Fino al 27 novembre dell’anno corrente il Palazzo delle Esposizioni di Roma ospiterà “Vicino/lontano” una mostra fotografica che si dichiara essere un “viaggio alla scoperta del patrimonio culturale e naturale dell’immigrazione in Italia”.
“Oltre quattrocento scatti”, pubblicizza la notizia, “da fotografi provenienti dai Paesi con il maggior flusso migratorio verso l’Italia”. Lo scopo? Quello di “favorire il confronto e la reciproca conoscenza tra migranti e cittadini italiani ricordando che la Dichiarazione sulla Diversità Culturale dell’UNESCO afferma che “nelle nostre società sempre più diverse è essenziale assicurare un’armoniosa interazione tra persone e gruppi con identità culturali plurali, varie e dinamiche, così come la loro volontà di vivere insieme”.

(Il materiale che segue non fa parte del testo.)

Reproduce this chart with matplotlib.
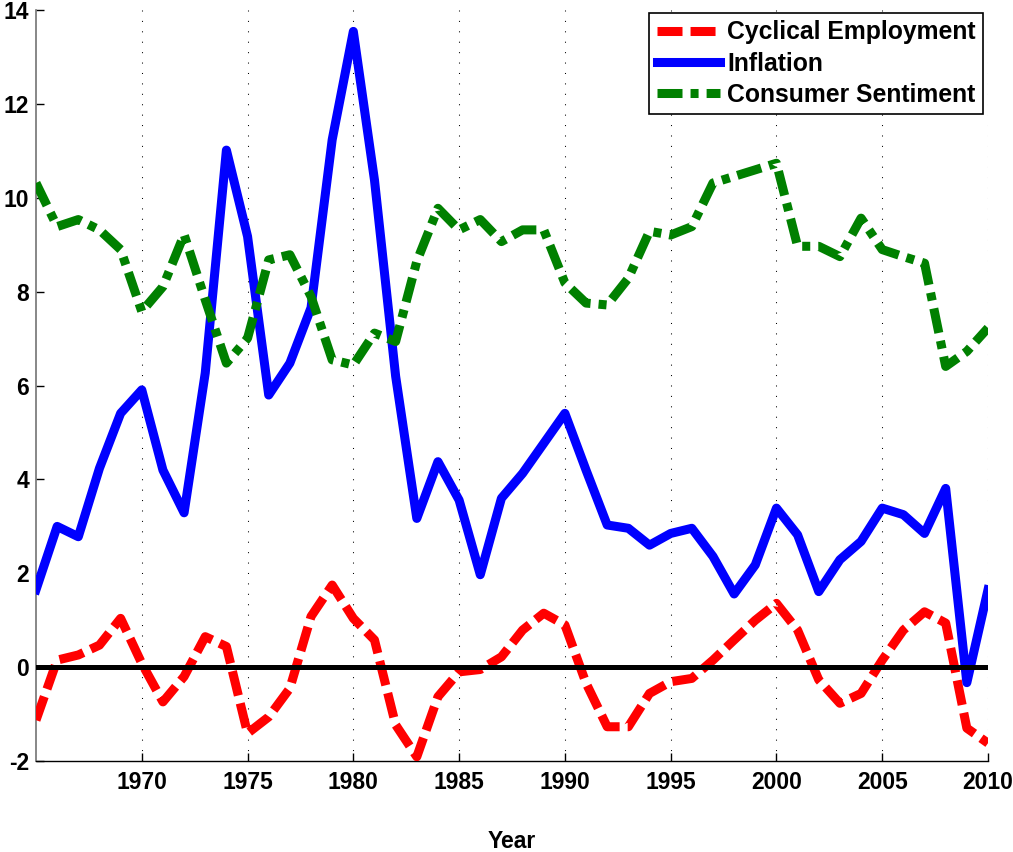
import matplotlib
matplotlib.use("Agg")
import matplotlib.pyplot as plt

years = list(range(1965, 2011))

cyclical_employment = [-1.13, 0.15, 0.26, 0.47, 1.04, 0.08, -0.74, -0.20, 0.65, 0.44,
                       -1.41, -1.06, -0.45, 1.08, 1.75, 1.04, 0.58, -1.23, -1.91, -0.63,
                       -0.10, -0.05, 0.22, 0.79, 1.15, 0.90, -0.34, -1.27, -1.27, -0.56,
                       -0.31, -0.24, 0.15, 0.58, 1.00, 1.36, 0.79, -0.27, -0.77, -0.56,
                       0.15, 0.79, 1.18, 0.94, -1.30, -1.62]

inflation = [1.65, 3.00, 2.78, 4.24, 5.41, 5.91, 4.20, 3.29, 6.27, 11.02,
             9.18, 5.80, 6.48, 7.66, 11.24, 13.55, 10.38, 6.20, 3.17, 4.38,
             3.56, 1.97, 3.60, 4.13, 4.77, 5.41, 4.20, 3.03, 2.96, 2.60,
             2.85, 2.96, 2.36, 1.56, 2.18, 3.39, 2.82, 1.61, 2.29, 2.68,
             3.39, 3.25, 2.85, 3.81, -0.33, 1.65]

consumer_sentiment = [10.32, 9.39, 9.54, 9.32, 8.90, 7.58, 8.11, 9.22, 7.83, 6.48,
                      7.01, 8.68, 8.79, 7.90, 6.55, 6.44, 7.12, 6.94, 8.65, 9.78,
                      9.32, 9.54, 9.07, 9.32, 9.32, 8.19, 7.76, 7.72, 8.29, 9.29,
                      9.21, 9.39, 10.32, 10.46, 10.60, 10.74, 8.97, 8.97, 8.75, 9.57,
                      8.90, 8.75, 8.61, 6.41, 6.73, 7.23]

labels = ["Cyclical Employment", "Inflation", "Consumer Sentiment"]
x_ticks = [1970, 1975, 1980, 1985, 1990, 1995, 2000, 2005, 2010]
y_ticks = [-2, 0, 2, 4, 6, 8, 10, 12, 14]

plt.rcParams['font.family'] = ['Liberation Sans', 'DejaVu Sans']
plt.rcParams['font.weight'] = 'bold'

fig = plt.figure(figsize=(10.13, 8.52), dpi=100)
ax = fig.add_axes([36/1013, 1 - 761/852, (988-36)/1013, (761-10.3)/852])

lw = 6.5
l1, = ax.plot(years, cyclical_employment, color='#ff0000', lw=lw, dashes=(2.77, 0.89),
              dash_capstyle='butt', label=labels[0], zorder=3)
l2, = ax.plot(years, inflation, color='#0000ff', lw=lw, label=labels[1], zorder=3,
              solid_joinstyle='round')
l3, = ax.plot(years, consumer_sentiment, color='#008000', lw=lw,
              dashes=(2.77, 0.89, 0.89, 0.89), dash_capstyle='butt', label=labels[2], zorder=3)
ax.axhline(0, color='black', lw=3.6, zorder=4)

ax.set_xlim(1965, 2010)
ax.set_ylim(-2, 14)
ax.set_xticks(x_ticks)
ax.set_yticks(y_ticks)
ax.set_xticklabels([str(t) for t in x_ticks])
ax.set_yticklabels([str(t) for t in y_ticks])

for xt in x_ticks:
    ax.axvline(xt, color='black', lw=0.75, linestyle=(0, (1, 9)), zorder=1)

ax.spines['top'].set_visible(False)
ax.spines['right'].set_visible(False)
ax.spines['left'].set_color('0.45')
ax.spines['left'].set_linewidth(1.2)
ax.spines['bottom'].set_color('black')
ax.spines['bottom'].set_linewidth(1.0)
ax.tick_params(direction='in', length=6, width=1, labelsize=16.5)
ax.tick_params(axis='x', pad=7)
ax.tick_params(axis='y', pad=5)
for lab in ax.get_xticklabels() + ax.get_yticklabels():
    lab.set_fontweight('bold')

ax.set_xlabel('Year', fontsize=16.5, fontweight='bold', labelpad=26)

leg = ax.legend(handles=[l1, l2, l3], loc='upper right',
                bbox_to_anchor=((983-36)/(988-36), (761-13)/(761-10.3)),
                borderaxespad=0, fontsize=17.8, frameon=True, fancybox=False,
                edgecolor='black', framealpha=1, handlelength=2.55,
                handletextpad=0.3, labelspacing=0.29, borderpad=0.3)
leg.get_frame().set_linewidth(1.2)
for t in leg.get_texts():
    t.set_fontweight('bold')

fig.savefig('out.png', dpi=100)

Tuttavia resta urgente stringere il diaframma della fotocamera per scansare ogni rischio di essere accecati dalla luce di cotanto stimabile filantropismo. La mostra, difatti, è suscettibile di almeno tre obiezioni:
- La bellezza estetica degli scatti rinforza in chi li guarda il gusto per l’affascinante quanto deleterio esotismo, confermando le suggestioni artificiali dei “paesi lontani”, dove l’Altro è nominato e perde il potere di significare (E.W. Said, 1978).
- L’assenza di didascalie annulla il dialogo tra la testimonianza visiva e chi la visita/la guarda, scoraggiando ogni forma di “interazione” o, quantomeno, di riflessione.
- La somma delle prime due criticità e il vuoto in massa delle storie, dei volti e dei corpi nella sala e sui muri invisibilizza perché idealizza ancora e di nuovo chi questo paese lo costruisce, lo cura e gli serve i piatti tavola.
Smetteremo mai di essere solo l’incenso fumante nel vostro salone, il curry sul vostro pollo, il cous cous della vostra cena etnica? Imparerete a capire perché lo si accende, perché è più buono mangiato con le mani e, infine, come si cucina realmente? Cominceremo mai insieme e vicendevolmente a sentire meno quel “vicino/lontano”?
AVVERTENZA: Il post non intende deligittimare il percorso creativo e intellettuale dei/lle fotografi/e coinvolti/e. Ogni singolo scatto ha luce propria.
È, piuttosto, un invito all’organizzazione di pratiche meno omologanti e autoreferenziali che abbiamo come scopo ultimo quello di coinvolgere attivamente coloro i/le quali sono definiti/e “portatori e portatrici di differenza”.